Trade besties: Arraez, López on swap that brought them together

Duo becomes first players dealt for each other and selected to same All-Star Game since '08

July 11th, 2023

SEATTLE -- Hit machine and power righty became linked on Jan. 20, when they were traded for each other in a deal between the Twins and Marlins. Six months later, they made baseball history as a duo.

Arraez and López are the first two players swapped for one another to be selected to the same All-Star Game in 15 years. That connection had not been recognized since righty Edinson Vólquez and outfielder Josh Hamilton (Rangers-Reds) during the 2008 season.

“I love that,” López said when told of the history. “Now that I know it’s a little rare, it’s been 15 years, that’s pretty cool to know. I couldn’t be happier for him.”

Arraez had spent the first four years of his career in Minnesota, while López played his first five in Miami before they were dealt this past winter. Arraez slugged his way to the 2022 AL batting title and López made a career-high 32 starts last season leading up to the four-player deal.

“It was a lot for me, and I was especially surprised because I got my batting title last year and then I didn’t think somebody would trade me to the Marlins,” said Arraez. “Then when they traded me, I said, 'OK, now I’ve got to go there to the Miami Marlins and enjoy my team and play baseball there.'”

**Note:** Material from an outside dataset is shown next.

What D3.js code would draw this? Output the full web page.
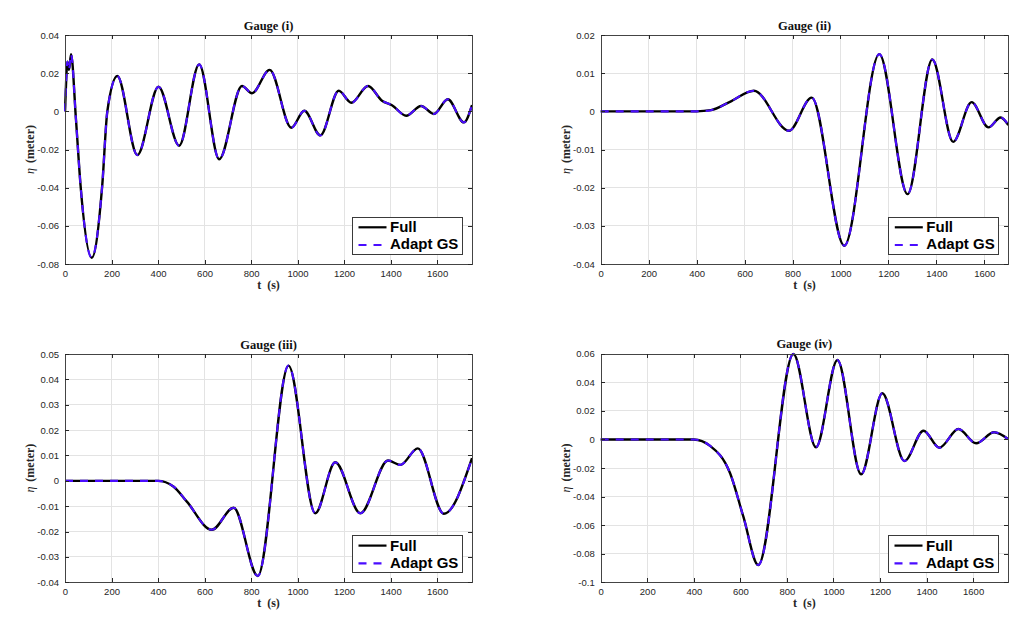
<!DOCTYPE html>
<html>
<head>
<meta charset="utf-8">
<script src="https://cdn.jsdelivr.net/npm/d3@7/dist/d3.min.js"></script>
<style>
  html, body { margin: 0; padding: 0; background: #ffffff; }
  svg { display: block; }
</style>
</head>
<body>
<svg id="chart" width="1029" height="618"></svg>
<script>
// ---------------- DATA ----------------
const titles = ["Gauge (i)", "Gauge (ii)", "Gauge (iii)", "Gauge (iv)"];
const seriesNames = ["Full", "Adapt GS"];

// Gauge (i)
const tGauge1   = [0, 5, 10, 17, 26, 47, 67, 115, 160, 182, 225, 311, 402, 491, 577, 663, 761, 804, 880, 973, 1029, 1098, 1177, 1231, 1303, 1363, 1406, 1467, 1531, 1586, 1646, 1715, 1750];
const fullGauge1 = [0, 0.016, 0.026, 0.0217, 0.0299, -0.004, -0.039, -0.0767, -0.039, 0, 0.0185, -0.0229, 0.0129, -0.018, 0.0246, -0.0251, 0.0133, 0.0095, 0.0217, -0.0086, 0.0003, -0.0126, 0.0108, 0.0045, 0.0133, 0.0056, 0.0032, -0.0023, 0.0028, -0.0014, 0.0063, -0.0058, 0.0033];
const adaptGauge1 = [0, 0.016, 0.026, 0.0217, 0.0299, -0.004, -0.039, -0.0767, -0.039, 0, 0.0185, -0.0229, 0.0129, -0.018, 0.0246, -0.0251, 0.0133, 0.0095, 0.0217, -0.0086, 0.0003, -0.0126, 0.0108, 0.0045, 0.0133, 0.0056, 0.0032, -0.0023, 0.0028, -0.0014, 0.0063, -0.0058, 0.0033];

// Gauge (ii)
const tGauge2   = [0, 200, 400, 460, 539, 639, 785, 880, 1016, 1162, 1280, 1383, 1470, 1547, 1617, 1668, 1700];
const fullGauge2 = [0, 0, 0, 0.0003, 0.0025, 0.0054, -0.0051, 0.0036, -0.0352, 0.015, -0.0217, 0.0136, -0.008, 0.0024, -0.0042, -0.0016, -0.0036];
const adaptGauge2 = [0, 0, 0, 0.0003, 0.0025, 0.0054, -0.0051, 0.0036, -0.0352, 0.015, -0.0217, 0.0136, -0.008, 0.0024, -0.0042, -0.0016, -0.0036];

// Gauge (iii)
const tGauge3   = [0, 200, 400, 466, 524, 631, 725, 829, 961, 1076, 1162, 1270, 1389, 1442, 1517, 1629, 1750];
const fullGauge3 = [0, 0, 0, -0.0022, -0.0082, -0.0193, -0.0106, -0.0375, 0.0454, -0.0128, 0.0073, -0.0128, 0.008, 0.0063, 0.0128, -0.013, 0.0089];
const adaptGauge3 = [0, 0, 0, -0.0022, -0.0082, -0.0193, -0.0106, -0.0375, 0.0454, -0.0128, 0.0073, -0.0128, 0.008, 0.0063, 0.0128, -0.013, 0.0089];

// Gauge (iv)
const tGauge4   = [0, 200, 400, 470, 556, 613, 677, 828, 925, 1017, 1119, 1210, 1305, 1387, 1455, 1537, 1613, 1690, 1750];
const fullGauge4 = [0, 0, 0, -0.0045, -0.0237, -0.0541, -0.0879, 0.0598, -0.0055, 0.0556, -0.0244, 0.0323, -0.0151, 0.0061, -0.0058, 0.0073, -0.0027, 0.005, 0.0003];
const adaptGauge4 = [0, 0, 0, -0.0045, -0.0237, -0.0541, -0.0879, 0.0598, -0.0055, 0.0556, -0.0244, 0.0323, -0.0151, 0.0061, -0.0058, 0.0073, -0.0027, 0.005, 0.0003];

// Axis domains and tick labels
const xDomains = [[0, 1750], [0, 1700], [0, 1750], [0, 1750]];
const yDomains = [[-0.08, 0.04], [-0.04, 0.02], [-0.04, 0.05], [-0.1, 0.06]];
const xTicks = [0, 200, 400, 600, 800, 1000, 1200, 1400, 1600];
const yTicks1 = [-0.08, -0.06, -0.04, -0.02, 0, 0.02, 0.04];
const yTicks2 = [-0.04, -0.03, -0.02, -0.01, 0, 0.01, 0.02];
const yTicks3 = [-0.04, -0.03, -0.02, -0.01, 0, 0.01, 0.02, 0.03, 0.04, 0.05];
const yTicks4 = [-0.1, -0.08, -0.06, -0.04, -0.02, 0, 0.02, 0.04, 0.06];
const xLabel = "t (s)";
const yLabelRest = " (meter)";

// ---------------- LAYOUT ----------------
const panels = [
  { left: 65,    top: 35,    w: 407,   h: 229,   t: tGauge1, full: fullGauge1, adapt: adaptGauge1, yTicks: yTicks1 },
  { left: 600.7, top: 35,    w: 407.6, h: 229,   t: tGauge2, full: fullGauge2, adapt: adaptGauge2, yTicks: yTicks2 },
  { left: 65,    top: 354,   w: 407,   h: 228.3, t: tGauge3, full: fullGauge3, adapt: adaptGauge3, yTicks: yTicks3 },
  { left: 600.7, top: 353.7, w: 407.3, h: 228.6, t: tGauge4, full: fullGauge4, adapt: adaptGauge4, yTicks: yTicks4 }
];

const svg = d3.select("#chart");
svg.append("rect").attr("width", 1029).attr("height", 618).attr("fill", "#ffffff");

const axisColor = "#262626";
const gridColor = "#e3e3e3";
const blue = "#4a0cff";
const tickFont = "'Liberation Sans', Arial, Helvetica, sans-serif";
const serifFont = "'Liberation Serif', 'DejaVu Serif', serif";

function fmt(v) {
  if (Math.abs(v) < 1e-12) return "0";
  return String(+v.toFixed(4));
}

panels.forEach((p, i) => {
  const g = svg.append("g").attr("transform", `translate(${p.left},${p.top})`);
  const x = d3.scaleLinear().domain(xDomains[i]).range([0, p.w]);
  const y = d3.scaleLinear().domain(yDomains[i]).range([p.h, 0]);

  g.append("rect").attr("width", p.w).attr("height", p.h).attr("fill", "#ffffff");

  // grid
  const gx = xTicks.filter(v => v > xDomains[i][0] && v < xDomains[i][1]);
  g.append("g").selectAll("line").data(gx).join("line")
    .attr("x1", d => x(d)).attr("x2", d => x(d)).attr("y1", 0).attr("y2", p.h)
    .attr("stroke", gridColor).attr("stroke-width", 1).attr("shape-rendering", "crispEdges");
  const gy = p.yTicks.filter(v => v > yDomains[i][0] + 1e-9 && v < yDomains[i][1] - 1e-9);
  g.append("g").selectAll("line").data(gy).join("line")
    .attr("y1", d => y(d)).attr("y2", d => y(d)).attr("x1", 0).attr("x2", p.w)
    .attr("stroke", gridColor).attr("stroke-width", 1).attr("shape-rendering", "crispEdges");

  // curves
  const pts = (vals) => p.t.map((tv, k) => [tv, vals[k]]);
  const line = d3.line().x(d => x(d[0])).y(d => y(d[1])).curve(d3.curveMonotoneX);
  const clipId = "clip" + i;
  g.append("clipPath").attr("id", clipId).append("rect")
    .attr("x", -1).attr("y", -2).attr("width", p.w + 2).attr("height", p.h + 4);
  const cg = g.append("g").attr("clip-path", `url(#${clipId})`);
  cg.append("path").attr("d", line(pts(p.full)))
    .attr("fill", "none").attr("stroke", "#000000").attr("stroke-width", 2.4)
    .attr("stroke-linejoin", "round");
  cg.append("path").attr("d", line(pts(p.adapt)))
    .attr("fill", "none").attr("stroke", blue).attr("stroke-width", 2.1)
    .attr("stroke-dasharray", "8,7");

  // axes (MATLAB-style: ticks inward on all sides)
  const xAxisB = d3.axisBottom(x).tickValues(xTicks.filter(v => v <= xDomains[i][1])).tickSize(-4).tickPadding(6).tickFormat(d3.format("d"));
  const xAxisT = d3.axisTop(x).tickValues(xTicks.filter(v => v <= xDomains[i][1])).tickSize(-4).tickFormat("");
  const yAxisL = d3.axisLeft(y).tickValues(p.yTicks).tickSize(-4).tickPadding(6).tickFormat(fmt);
  const yAxisR = d3.axisRight(y).tickValues(p.yTicks).tickSize(-4).tickFormat("");

  const styleAxis = sel => {
    sel.selectAll("path").attr("stroke", axisColor).attr("stroke-width", 1).attr("shape-rendering", "crispEdges");
    sel.selectAll("line").attr("stroke", axisColor).attr("stroke-width", 1).attr("shape-rendering", "crispEdges");
    sel.selectAll("text").attr("fill", axisColor).style("font-family", tickFont).style("font-size", "9.5px");
  };
  g.append("g").attr("transform", `translate(0,${p.h})`).call(xAxisB).call(styleAxis);
  g.append("g").call(xAxisT).call(styleAxis);
  g.append("g").call(yAxisL).call(styleAxis);
  g.append("g").attr("transform", `translate(${p.w},0)`).call(yAxisR).call(styleAxis);
  g.selectAll(".domain").attr("stroke", "#444");

  // title
  g.append("text").attr("x", p.w / 2).attr("y", -5.5).attr("text-anchor", "middle")
    .style("font-family", serifFont).style("font-size", "12.5px").style("font-weight", "bold")
    .attr("fill", "#111").text(titles[i]);

  // x label
  g.append("text").attr("x", p.w / 2).attr("y", p.h + 25).attr("text-anchor", "middle")
    .style("font-family", serifFont).style("font-size", "12px").style("font-weight", "bold")
    .style("word-spacing", "3px")
    .attr("fill", axisColor).text(xLabel);

  // y label
  const yl = g.append("text")
    .attr("transform", `translate(-31,${p.h / 2}) rotate(-90)`)
    .attr("text-anchor", "middle")
    .style("font-family", serifFont).style("font-size", "12px").style("font-weight", "bold")
    .attr("fill", axisColor);
  yl.append("tspan").style("font-style", "italic").style("font-weight", "normal").text("η");
  yl.append("tspan").style("word-spacing", "2px").text(yLabelRest);

  // legend
  const lw = 110, lh = 37;
  const lg = g.append("g").attr("transform", `translate(${p.w - 9.5 - lw},${p.h - 9.7 - lh})`);
  lg.append("rect").attr("width", lw).attr("height", lh).attr("fill", "#ffffff")
    .attr("stroke", "#3a3a3a").attr("stroke-width", 1).attr("shape-rendering", "crispEdges");
  lg.append("line").attr("x1", 6).attr("x2", 34).attr("y1", 10).attr("y2", 10)
    .attr("stroke", "#000").attr("stroke-width", 2.2);
  lg.append("line").attr("x1", 6).attr("x2", 34).attr("y1", 27.7).attr("y2", 27.7)
    .attr("stroke", blue).attr("stroke-width", 2.2).attr("stroke-dasharray", "8,7");
  lg.append("text").attr("x", 37.5).attr("y", 15.2).text(seriesNames[0])
    .style("font-family", tickFont).style("font-size", "15px").style("font-weight", "bold").attr("fill", "#000");
  lg.append("text").attr("x", 37.5).attr("y", 32.2).text(seriesNames[1])
    .style("font-family", tickFont).style("font-size", "15px").style("font-weight", "bold").attr("fill", "#000");
});
</script>
</body>
</html>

Arraez and López had faced off in the Minor Leagues, but they didn’t know each other well in the Majors. The trade changed that. Arraez and López bonded during the World Baseball Classic playing together on Team Venezuela. That relationship has carried into the season.

“Pablito is a tremendous player, a tremendous pitcher, a more tremendous person,” Arraez said in Spanish. “Pablito has a good energy. We talk often.”

In making similar adjustments -- new organizations, new personnel, new philosophies -- the other player could relate and provide insight.

“I think we were able to click a lot based on that,” López said. “We developed a very genuine, sincere friendship. I couldn’t be happier for him and for his success, a big fan of him. I watch a lot of his games. Every time I do something good, he texts me, he FaceTimes me. Every time he does something, I congratulate him.”

Both players have had a lot to congratulate each other on this season. López posted a 5-5 record with a 3.89 ERA in the first half for his All-Star debut; Arraez’s batting average has reached .400 and he entered the break hitting .383, including the first cycle in Marlins history, to earn his second All-Star nod.

“I think both teams can tell that they got the things they were looking for at the time with what they needed,” said López. “Obviously, I still watch a lot of the Marlins games because I have way too many friends on that team. … The way he’s been carrying the offense, getting on base almost half the time, it’s just been unbelievable to watch and I couldn’t be happier for him. That was the first thing I told him when I saw him on the elevator today.”

So what could happen if the pals face off in the All-Star Game on Tuesday night? López has a game plan for his friend.

“You’re not going to strike him out, you’re not going to fool him,” he said. “You just have to throw quality pitches in the zone and try to let him get himself out. In hindsight, I think that’s one of the easier at-bats. Just challenge him and he’ll get himself out -- sometimes.”